= Unorganized area =

Geographic region in Canada not part of a municipality or Indian reserve

An unorganized area or unorganized territory (Territoire non organisé) is any geographic region in Canada that does not form part of a municipality or Indian reserve. In these areas, the lowest level of government is provincial or territorial. In some of these areas, local service agencies may have some of the responsibilities that would otherwise be covered by municipalities.

==British Columbia==
Most regional districts in British Columbia include some electoral areas, which are unincorporated areas that do not have their own municipal government, but residents of such areas still receive a form of local government by electing representatives to their regional district boards.

The Stikine Region in the province's far northwest is the only part of British Columbia not in a regional district, because of its low population and the lack of any incorporated municipalities. The Stikine Region—not to be confused with the Stikine Country or the Kitimat-Stikine Regional District—provides services and regulatory capacities in the same way as regional districts, however, but is managed directly by the provincial government instead of by a regional district board.

==Manitoba==
In Manitoba, territories not part of rural municipalities, urban municipalities (city, town, or village), local government districts, or Indian reserves are classified as "Unorganized". These cover 67.4% of the total area of the province of Manitoba, with Unorganized Division No. 23 constituting more than half of the entire unorganized area of the province. The unorganized areas of Manitoba are labeled to and referred as with the Census division number they are located in, even though census divisions do not serve any administrative purpose.

==Nunavut==
Nunavut has three unorganized areas: Kitikmeot, Unorganized, Qikiqtaaluk, Unorganized and Kivalliq, Unorganized.

==Ontario==
In Ontario, unorganized areas are found only in the Northern Ontario region, inclusive of the Parry Sound District, the parts of the province where there is no county or regional municipality level of government. Some communities within unorganized areas may have some municipal services administered by local services boards.
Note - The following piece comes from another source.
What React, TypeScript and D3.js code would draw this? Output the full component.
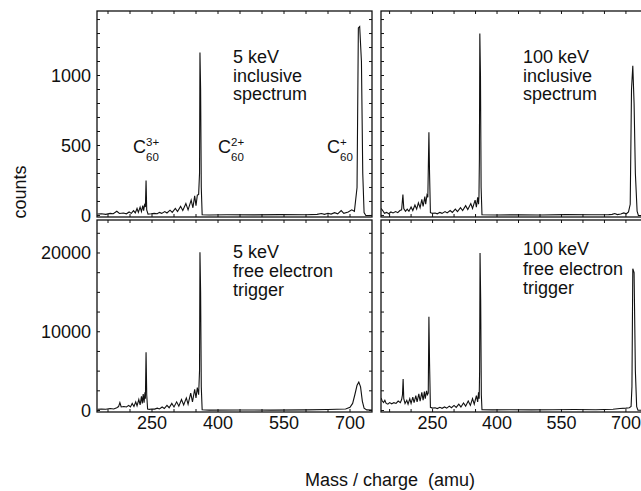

Unorganized areas in Ontario are named only by the district of which they are a part, with a geographic qualifier added when a single district contains more than one such area. Three of the province's unorganized areas had no reported population in the Canada 2006 Census; they are marked with †daggers.

- Algoma, UNO, North Part
- †Algoma, UNO, South East Part
- Cochrane, UNO, North Part
- Cochrane, UNO, South East Part
- †Cochrane, UNO, South West Part
- Kenora, UNO
- Manitoulin, UNO, Mainland
- Manitoulin, UNO, West Part
- Nipissing, UNO, North Part
- Nipissing, UNO, South Part
- Parry Sound, UNO, Centre Part
- Parry Sound, UNO, North East Part
- Rainy River, UNO
- Sudbury, UNO, North Part
- Thunder Bay, UNO
- †Timiskaming, UNO, East Part
- Timiskaming, UNO, West Part

==Quebec==

Unorganized territories (territoires non organisés) in Quebec are located within regional county municipalities. They are usually named for a geographic feature within the unincorporated area.

== Saskatchewan ==
The Northern Saskatchewan Administration District is the unorganized area of Saskatchewan, which encompasses approximately half of the province’s landmass. Because of its extremely sparse population, the district has no local government and is directly subject to the Minister of Government Relations.

== Yukon ==
Unorganized Yukon is the unorganized area covering the majority of Yukon.